Нежный театр - стр. 21
Прозреть ее в луже, оставленной отцом на обочине поля.
Между горбами перепаханной мягкой земли кое-где завалялся посиневший снег. В свете темнеющего вечера он был едва различим. Будто почва его зажевала черными губами.
_________________________
В остывающей бане еще копошилось совсем немного голых мужиков.
Уже половина ламп была отключена.
И парилка сырела своими распахнутыми черными внутренностями. Тяжелела исподом.
Отец клял этого жлоба…нко, этого матерого ворюгу и гада, и здесь перекрывавшего краны, пар, кипяток и свет за целый час до урочной поры.
Отец все уворачивался от меня, будто устыдился наготы своего срама. А может, так и было на самом деле. И сидя рядом на лавке, зажимая свои тугие безволосые ноги, быстро покрывал себя мыльной пеной, словно хотел ею одеться.
Он был очень далеко от меня, как во всей моей прошлой обычной жизни, прошедшей без него, на расстоянии более тысячи километров. И меня не было рядом с ним. Нас разделял грозовой горизонт.
Он, сохранивший фигуру подтянутого недоросля, как-то зажимался, тускнел и ежился вблизи. Неужели он меня боялся. Но мне был неизвестен его секрет, и он от меня не зависел.
– Вот ведь, людям отдохнуть не дают нигде нормально по-человечески, даже в сраной бане, а сволочи, ну какие все-таки они сволочи, – начинал вдруг по-старчески бубнить он. Он как-то мгновенно и болезненно слился со своим еще не наступившим старчеством. Он морщился. Пережил мгновенный толчок времени, показавшего ему его место в этом мире.

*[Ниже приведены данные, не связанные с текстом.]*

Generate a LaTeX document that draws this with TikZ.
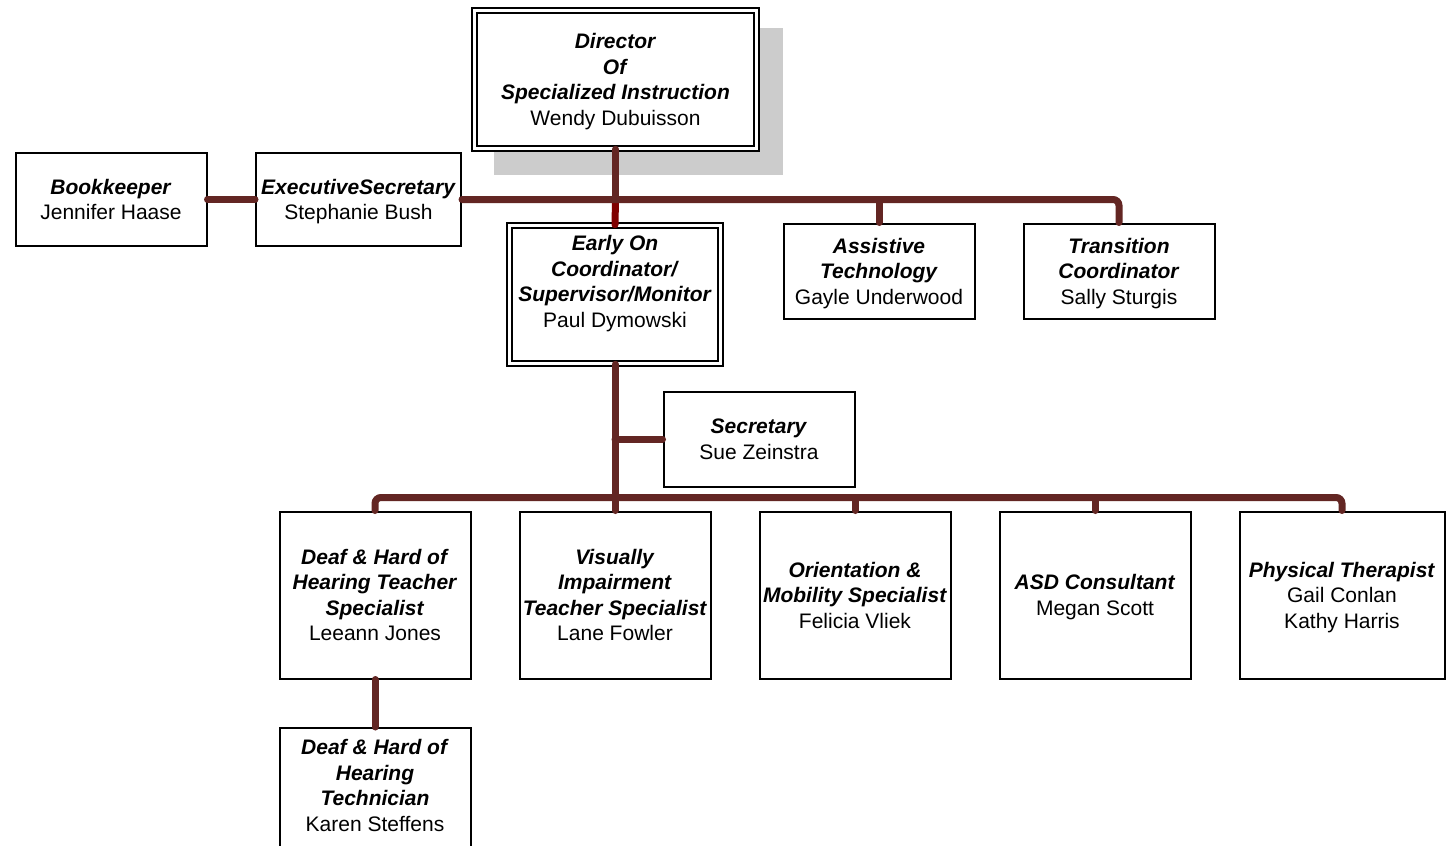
\documentclass[tikz,border=0pt]{standalone}
\usepackage{fontspec}
\setmainfont{Liberation Sans}
\usepackage{tikz}
\usetikzlibrary{positioning}
\definecolor{linkbrown}{RGB}{99,38,35}
\definecolor{linkred}{RGB}{128,0,0}
\tikzset{box/.style={draw, line width=1pt, fill=white, inner sep=0pt, align=center, font=\fontsize{10.5}{12.75}\selectfont, minimum width=95.5pt, minimum height=47.5pt, text depth=0pt}, tall/.style={box, minimum height=83.5pt}, dbl/.style={box, line width=0.75pt, double, double distance=1.75pt}, link/.style={draw=linkbrown, line width=3.5pt, line cap=round}}
\newcommand{\job}[1]{\textbf{\textit{#1}}}

\begin{document}
\begin{tikzpicture}[x=0.5pt, y=-0.5pt]
    \useasboundingbox (0, 0) rectangle (1452, 846);
    \fill[black!20] (494, 28) rectangle (783, 175);
    \node[dbl, minimum width=141pt, minimum height=69pt] (0) at (615.5, 79.5) {\job{Director}\\\job{Of}\\\job{Specialized Instruction}\\Wendy Dubuisson};
    \node[box, minimum height=46.5pt] (1) at (111, 199.5) {\job{Bookkeeper}\\Jennifer Haase};
    \node[box, minimum width=102.5pt, minimum height=46.5pt] (2) at (358.5, 199.5) {\job{ExecutiveSecretary}\\Stephanie Bush};
    \node[dbl, minimum width=105.5pt, minimum height=69pt, text depth=13pt] (3) at (615, 294.5) {\job{Early On}\\\job{Coordinator/}\\\job{Supervisor/Monitor}\\Paul Dymowski};
    \node[box] (4) at (879, 271) {\job{Assistive}\\\job{Technology}\\Gayle Underwood};
    \node[box] (5) at (1119, 271) {\job{Transition}\\\job{Coordinator}\\Sally Sturgis};
    \node[box] (6) at (759, 439) {\job{Secretary}\\Sue Zeinstra};
    \node[tall] (7) at (375, 595) {\job{Deaf \& Hard of}\\\job{Hearing Teacher}\\\job{Specialist}\\Leeann Jones};
    \node[tall] (8) at (615, 595) {\job{Visually}\\\job{Impairment}\\\job{Teacher Specialist}\\Lane Fowler};
    \node[tall] (9) at (855, 595) {\job{Orientation \&}\\\job{Mobility Specialist}\\Felicia Vliek};
    \node[tall] (10) at (1095, 595) {\job{ASD Consultant}\\Megan Scott};
    \node[tall, minimum width=102.5pt] (11) at (1342, 595) {\job{Physical Therapist}\\Gail Conlan\\Kathy Harris};
    \node[tall, text depth=26pt] (12) at (375, 811.5) {\job{Deaf \& Hard of}\\\job{Hearing}\\\job{Technician}\\Karen Steffens};
    \path[link]
    	(1.east) edge (2.west)
    	(0.south) edge (0.south |- 2.east)
    	(4.north) edge (4.north |- 2.east)
    	(3.south) edge (8.north)
    	(6.west) edge (6.west -| 3.south)
    	(9.north) edge ++(0, -13)
    	(10.north) edge ++(0, -13)
    	(7.south) edge (12.north)
    	;
    \draw[link, draw=linkred] (0.south |- 2.east) -- (3.north);
    \draw[link, rounded corners=3pt] (2.east) -| (5.north);
    \draw[link, rounded corners=3pt] (7.north) -- ++(0, -13) -| (11.north);
\end{tikzpicture}
\end{document}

Он обвинял вся и всех, он, называя весь мир «они», упрекая его. Он слабел на моих глазах. Эта беспомощность, эта жалоба так не совпадала с его боевым поджарым телом.
«О, папа, мне безумно тебя жалко, не надо так сетовать, ведь я ничего не могу для тебя сделать,» – думал все время я.
Но вслух ничего ему не говорил.
Он, не вставая, сжав свои ноги, совсем став русалкой, быстро потер мне спину.[15]
– Ну что, ополоснемся, сын, и по домам? – спросил он серьезно.
Спросил меня, меня, уставившегося в воду, сидящего рядом, и просто так болтающего в тазу рукой.
Я замерз.
Вода шла за лопастью моей ладони медленной воронкой.
Крышка мыльницы плыла в этом мальштреме как кораблик.
Ведь я на самом деле к отцу так и не прикоснулся. Даже через промокшее лыко старой мочалки.
Я тогда думал – ну отчего я этого не сделал? Не коснулся его.
Ну отчего?
– По домам, – повторил он.
Он не оговорился, у нас с ним были разные дома, но он этого не понял.
Я словно проваливался в беспощадное настоящее.
Он, этот человек, гнущийся тугим стволом в полуметре от меня, сам моющий свое невещественное тело, был только видимостью моего отца. Ведь я не мог коснуться его. И он становился абсолютной кажимостью, итогом свечения, концом неприкосновенной теплоты и непроницаемой близости. Мне кажется, что он сам, его голос, не имеют к веществу его плоти никакого отношения.